Peter Jackson (23 January 1937 – September 1991) was an English footballer whose career mirrored that of his twin brother David. Peter Jackson was a half back who started his career with his brother at Wrexham, where their father Peter senior was manager. The trio later teamed up at Bradford City, where the two brothers played a combined 449 league games. They also played together at Marine, Tranmere Rovers, Frickley Colliery, Altrincham and Hyde United. Peter died in September 1991, aged 54.

==Career==
Twin brothers Peter and David Jackson were born on 23 January 1937 in Stoke-on-Trent, England. Their father was also Peter, a footballer and football manager. The brothers started their own football career, at Wrexham in 1954, where their father was manager. They made their debut together against Carlisle United at the Racecourse Ground in October 1954, but soon afterwards their father left for Bradford City. The pair soon also left Wrexham, having played seven games each, to join non-league Marine. They also played together for the Liverpool FA against a Football Association of Ireland side in 1955, before they teamed up with their father again at Division Three (North) side Bradford City.
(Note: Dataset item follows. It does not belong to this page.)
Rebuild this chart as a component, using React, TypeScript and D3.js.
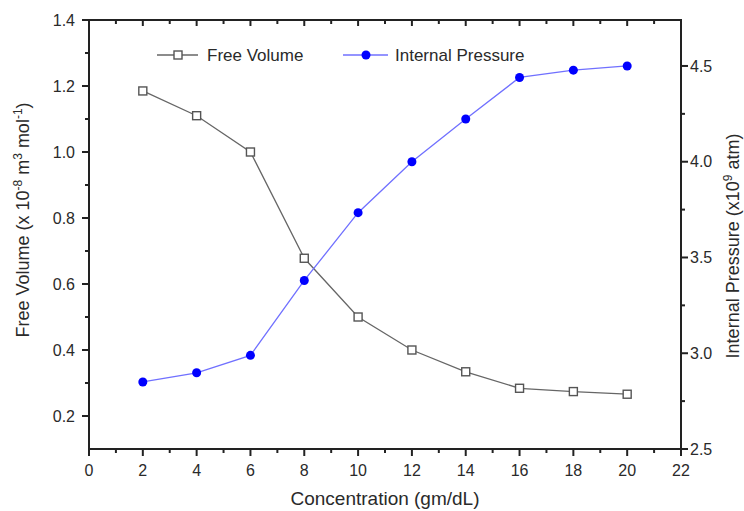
import * as d3 from 'd3'

const width = 744
const height = 511
const margin = { top: 20, right: 63, bottom: 62, left: 89 }

const concentration = [2, 4, 6, 8, 10, 12, 14, 16, 18, 20]
const freeVolume = [1.185, 1.11, 1.0, 0.678, 0.5, 0.4, 0.334, 0.284, 0.274, 0.266]
const internalPressure = [2.85, 2.898, 2.989, 3.38, 3.734, 4.0, 4.223, 4.44, 4.478, 4.5]

const xTicks = [0, 2, 4, 6, 8, 10, 12, 14, 16, 18, 20, 22]
const leftTicks = [0.2, 0.4, 0.6, 0.8, 1.0, 1.2, 1.4]
const rightTicks = [2.5, 3.0, 3.5, 4.0, 4.5]

const font = '"Liberation Sans", Arial, sans-serif'
const axisColor = '#222'
const textColor = '#2a2a2a'
const grayLine = '#666'
const blue = '#0000ff'
const lightBlue = '#7070ff'

function App() {
  const innerWidth = width - margin.left - margin.right
  const innerHeight = height - margin.top - margin.bottom
  const left = margin.left
  const right = margin.left + innerWidth
  const top = margin.top
  const bottom = margin.top + innerHeight

  const x = d3.scaleLinear().domain([0, 22]).range([left, right])
  const yL = d3.scaleLinear().domain([0.1, 1.4]).range([bottom, top])
  const yR = d3.scaleLinear().domain([2.5, 4.74]).range([bottom, top])

  const fvLine = d3
    .line<number>()
    .x((_, i) => x(concentration[i]))
    .y((d) => yL(d))
  const ipLine = d3
    .line<number>()
    .x((_, i) => x(concentration[i]))
    .y((d) => yR(d))

  const xMinor = d3.range(1, 22, 2)
  const leftMinor = d3.range(0.3, 1.4, 0.2)
  const rightMinor = d3.range(2.75, 4.74, 0.5)

  return (
    <svg width={width} height={height} style={{ position: 'absolute', left: 0, top: 0 }}>
      <rect width={width} height={height} fill="white" />

      {/* frame */}
      <rect x={left} y={top} width={innerWidth} height={innerHeight} fill="none" stroke={axisColor} strokeWidth={2} />

      {/* bottom axis, mirrored ticks on top */}
      {xTicks.map((t) => (
        <g key={`x${t}`}>
          <line x1={x(t)} x2={x(t)} y1={bottom} y2={bottom + 7} stroke={axisColor} strokeWidth={2} />
          <line x1={x(t)} x2={x(t)} y1={top} y2={top + 6} stroke={axisColor} strokeWidth={2} />
          <text x={x(t)} y={bottom + 27} textAnchor="middle" fontFamily={font} fontSize={16} fill={textColor}>
            {t}
          </text>
        </g>
      ))}
      {xMinor.map((t) => (
        <g key={`xm${t}`}>
          <line x1={x(t)} x2={x(t)} y1={bottom} y2={bottom + 4} stroke={axisColor} strokeWidth={2} />
          <line x1={x(t)} x2={x(t)} y1={top} y2={top + 4} stroke={axisColor} strokeWidth={2} />
        </g>
      ))}

      {/* left axis */}
      {leftTicks.map((t) => (
        <g key={`l${t}`}>
          <line x1={left - 7} x2={left} y1={yL(t)} y2={yL(t)} stroke={axisColor} strokeWidth={2} />
          <text x={left - 14} y={yL(t)} dy="0.36em" textAnchor="end" fontFamily={font} fontSize={16} fill={textColor}>
            {t.toFixed(1)}
          </text>
        </g>
      ))}
      {leftMinor.map((t) => (
        <line key={`lm${t}`} x1={left - 4} x2={left} y1={yL(t)} y2={yL(t)} stroke={axisColor} strokeWidth={2} />
      ))}

      {/* right axis */}
      {rightTicks.map((t) => (
        <g key={`r${t}`}>
          <line x1={right} x2={right + 7} y1={yR(t)} y2={yR(t)} stroke={axisColor} strokeWidth={2} />
          <text x={right + 9} y={yR(t)} dy="0.36em" textAnchor="start" fontFamily={font} fontSize={16} fill={textColor}>
            {t.toFixed(1)}
          </text>
        </g>
      ))}
      {rightMinor.map((t) => (
        <line key={`rm${t}`} x1={right} x2={right + 4} y1={yR(t)} y2={yR(t)} stroke={axisColor} strokeWidth={2} />
      ))}

      {/* axis titles */}
      <text x={(left + right) / 2} y={505} textAnchor="middle" fontFamily={font} fontSize={19} fill={textColor}>
        Concentration (gm/dL)
      </text>
      <text
        transform={`translate(29,220) rotate(-90)`}
        textAnchor="middle"
        fontFamily={font}
        fontSize={18}
        fill={textColor}
      >
        Free Volume (x 10
        <tspan dy={-7} fontSize={12}>-8</tspan>
        <tspan dy={7}> m</tspan>
        <tspan dy={-7} fontSize={12}>3</tspan>
        <tspan dy={7}> mol</tspan>
        <tspan dy={-7} fontSize={12}>-1</tspan>
        <tspan dy={7}>)</tspan>
      </text>
      <text
        transform={`translate(739,246) rotate(-90)`}
        textAnchor="middle"
        fontFamily={font}
        fontSize={18}
        fill={textColor}
      >
        Internal Pressure (x10
        <tspan dy={-7} fontSize={12}>9</tspan>
        <tspan dy={7}> atm)</tspan>
      </text>

      {/* free volume series */}
      <path d={fvLine(freeVolume) ?? ''} fill="none" stroke={grayLine} strokeWidth={1.3} />
      {freeVolume.map((v, i) => (
        <rect
          key={`fv${i}`}
          x={x(concentration[i]) - 4}
          y={yL(v) - 4}
          width={8}
          height={8}
          fill="white"
          stroke="#555"
          strokeWidth={1.4}
        />
      ))}

      {/* internal pressure series */}
      <path d={ipLine(internalPressure) ?? ''} fill="none" stroke={lightBlue} strokeWidth={1.3} />
      {internalPressure.map((v, i) => (
        <circle key={`ip${i}`} cx={x(concentration[i])} cy={yR(v)} r={4.5} fill={blue} />
      ))}

      {/* legend */}
      <g fontFamily={font} fontSize={17} fill={textColor}>
        <line x1={157} x2={198} y1={55} y2={55} stroke={grayLine} strokeWidth={1.3} />
        <rect x={174} y={51} width={8} height={8} fill="white" stroke="#555" strokeWidth={1.4} />
        <text x={207} y={55} dy="0.36em">Free Volume</text>
        <line x1={343} x2={388} y1={55} y2={55} stroke={lightBlue} strokeWidth={1.3} />
        <circle cx={366} cy={55} r={4.5} fill={blue} />
        <text x={395} y={55} dy="0.36em">Internal Pressure</text>
      </g>
    </svg>
  )
}

export default App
Peter junior made his debut against Grimsby Town on 30 April 1955, ten days after his brother had made his City debut against the same side. Peter played two games during his first season at Valley Parade but they both spent six seasons at City, all in Division Three (North), or the newly formed Division Three level. Peter played 199 league games, scoring 15 goals, while his brother played 250 league games. In total they played 492 league and cup games for City, scoring 83 goals between them. Peter was also awarded a benefit game in 1960, five months after he broke his leg in a home game against Southampton. In November 1960, they were part of the team that defeated Manchester United 2–1 at Valley Parade in the first season of the League Cup. But just five months later, they left City, when their father was sacked in March 1961.

Instead, the pair signed together for Tranmere Rovers for a combined fee of £3,000. Peter played 81 league games with Tranmere during a little more than three seasons, where he was also captain, and left to team up with his brother again at Frickley Colliery in 1965. They also played together at Altrincham and Hyde United, with Peter also playing in non-league for Macclesfield Town and Guiseley.

The pair also played cricket and golf. Like his brother, Peter was only ever a part-time professional, and after retiring, he became a partner in a firm of chartered accountants and was treasurer of the ex-players' association of Bradford City and Bradford Park Avenue.